Items listed in a dataset
--- START ---
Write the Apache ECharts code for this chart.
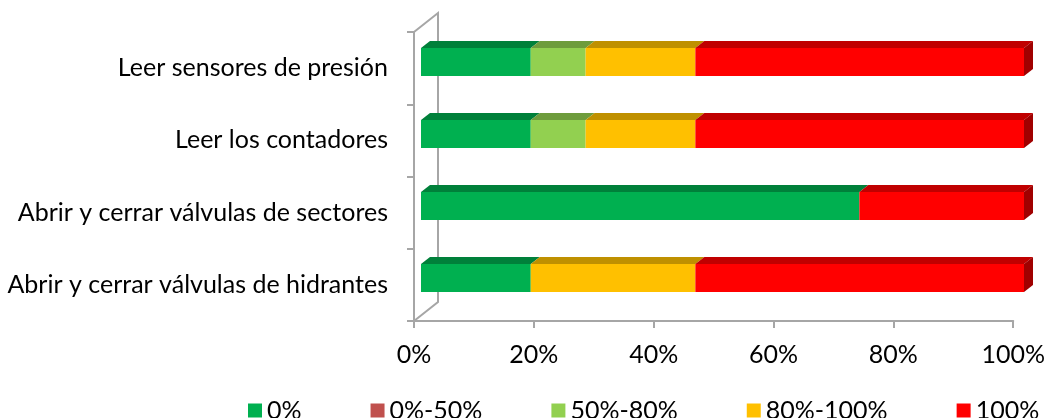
<!DOCTYPE html>
<html>
<head>
<meta charset="utf-8">
<script src="https://cdn.jsdelivr.net/npm/echarts@6/dist/echarts.min.js"></script>
<style>html,body{margin:0;padding:0;background:#fff}#c{width:1048px;height:418px}</style>
</head>
<body>
<div id="c"></div>
<script>
// ---- data ----
const categories = ["Leer sensores de presión", "Leer los contadores", "Abrir y cerrar válvulas de sectores", "Abrir y cerrar válvulas de hidrantes"];
const seriesNames = ["0%", "0%-50%", "50%-80%", "80%-100%", "100%"];
const v0 = [18.2, 18.2, 72.7, 18.2];
const v0_50 = [0, 0, 0, 0];
const v50_80 = [9.1, 9.1, 0, 0];
const v80_100 = [18.2, 18.2, 0, 27.3];
const v100 = [54.5, 54.5, 27.3, 54.5];
const xTicks = [0, 20, 40, 60, 80, 100];

// ---- style ----
const FRONT = ["#00B050", "#C0504D", "#92D050", "#FFC000", "#FF0000"];
const TOP = ["#00803A", "#9A3D3B", "#6E9C3C", "#BF9000", "#C00000"];
const SIDE = ["#006B30", "#7F3230", "#5A8030", "#A07800", "#A00000"];
const DX = 9, DY = 7, BAR_RATIO = 28 / 72;
const AX = "#A6A6A6";
const FONT = "Lato";

const allVals = [v0, v0_50, v50_80, v80_100, v100];
const cum = categories.map(() => 0);
const seriesData = allVals.map(arr => arr.map((v, i) => {
  const s = cum[i]; cum[i] += v; return [i, s, s + v];
}));

function makeRender(k) {
  return function (params, api) {
    const cat = api.value(0), s = api.value(1), e = api.value(2);
    if (e - s <= 0.0001) return null;
    const p0 = api.coord([s, cat]), p1 = api.coord([e, cat]);
    const h = api.size([0, 1])[1] * BAR_RATIO;
    const x0 = p0[0], x1 = p1[0], yT = p0[1] - h / 2, yB = p0[1] + h / 2;
    const children = [
      { type: 'rect', shape: { x: x0, y: yT, width: x1 - x0, height: h }, style: { fill: FRONT[k] } },
      { type: 'polygon', shape: { points: [[x0, yT], [x1, yT], [x1 + DX, yT - DY], [x0 + DX, yT - DY]] }, style: { fill: TOP[k] } }
    ];
    if (e >= 99.95) {
      children.push({ type: 'polygon', shape: { points: [[x1, yT], [x1 + DX, yT - DY], [x1 + DX, yB - DY], [x1, yB]] }, style: { fill: SIDE[k] } });
    }
    return { type: 'group', children };
  };
}

const chart = echarts.init(document.getElementById('c'), null, { renderer: 'canvas' });

const G1 = { left: 414, right: 32, top: 32, bottom: 97 };
const wallX = G1.left + 24, wallDY = 19;
const H = 418;

chart.setOption({
  animation: false,
  backgroundColor: '#fff',
  textStyle: { fontFamily: FONT },
  grid: [
    G1,
    { left: 421, right: 24, top: 26, bottom: 104 }
  ],
  xAxis: [
    {
      gridIndex: 0, type: 'value', min: 0, max: 100, interval: 20,
      axisLine: { show: true, lineStyle: { color: AX, width: 2 } },
      axisTick: { show: true, length: 7, lineStyle: { color: AX, width: 2 } },
      splitLine: { show: false },
      axisLabel: { formatter: '{value}%', fontSize: 25, color: '#000', fontFamily: FONT, margin: 21 }
    },
    { gridIndex: 1, type: 'value', min: 0, max: 100, show: false }
  ],
  yAxis: [
    {
      gridIndex: 0, type: 'category', data: categories, inverse: true,
      axisLine: { show: true, lineStyle: { color: AX, width: 2 } },
      axisTick: { show: true, length: 7, lineStyle: { color: AX, width: 2 } },
      axisLabel: { fontSize: 25, color: '#000', fontFamily: FONT, margin: 26 }
    },
    { gridIndex: 1, type: 'category', data: categories, inverse: true, show: false }
  ],
  legend: {
    data: seriesNames, left: 243, top: 393, icon: 'rect', itemWidth: 14, itemHeight: 14, itemGap: 69,
    textStyle: { fontSize: 25, color: '#000', fontFamily: FONT }
  },
  graphic: [
    {
      type: 'polyline', z: 0, silent: true,
      shape: { points: [[G1.left, G1.top], [wallX, G1.top - wallDY], [wallX, H - G1.bottom - wallDY], [G1.left, H - G1.bottom]] },
      style: { stroke: AX, lineWidth: 2, fill: null }
    }
  ],
  series: seriesNames.map((name, k) => ({
    name, type: 'custom', xAxisIndex: 1, yAxisIndex: 1,
    itemStyle: { color: FRONT[k] },
    encode: { x: [1, 2], y: 0 },
    renderItem: makeRender(k),
    data: seriesData[k],
    z: 5
  }))
});
</script>
</body>
</html>
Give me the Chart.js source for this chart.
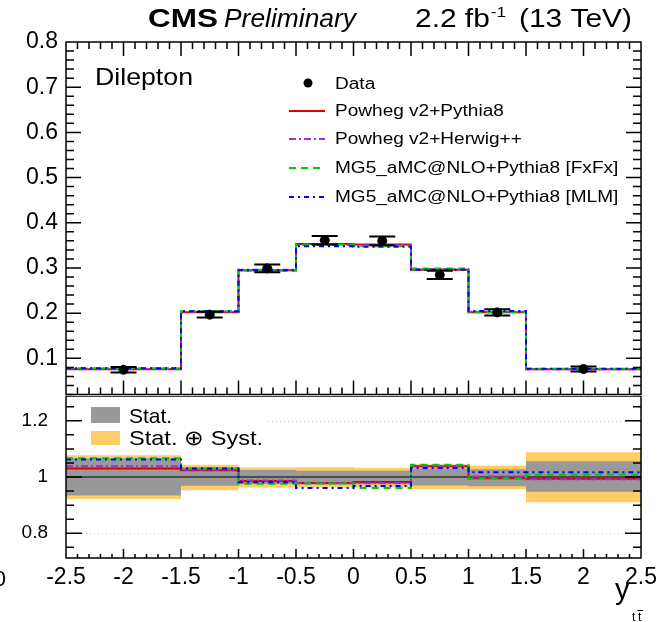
--- END ---
Output exactly the span of lines from the top of the listing through the line holding "const xTicks = [0, 20, 40, 60, 80, 100];", and leave every picture out.

Write the Apache ECharts code for this chart.
<!DOCTYPE html>
<html>
<head>
<meta charset="utf-8">
<script src="https://cdn.jsdelivr.net/npm/echarts@6/dist/echarts.min.js"></script>
<style>html,body{margin:0;padding:0;background:#fff}#c{width:1048px;height:418px}</style>
</head>
<body>
<div id="c"></div>
<script>
// ---- data ----
const categories = ["Leer sensores de presión", "Leer los contadores", "Abrir y cerrar válvulas de sectores", "Abrir y cerrar válvulas de hidrantes"];
const seriesNames = ["0%", "0%-50%", "50%-80%", "80%-100%", "100%"];
const v0 = [18.2, 18.2, 72.7, 18.2];
const v0_50 = [0, 0, 0, 0];
const v50_80 = [9.1, 9.1, 0, 0];
const v80_100 = [18.2, 18.2, 0, 27.3];
const v100 = [54.5, 54.5, 27.3, 54.5];
const xTicks = [0, 20, 40, 60, 80, 100];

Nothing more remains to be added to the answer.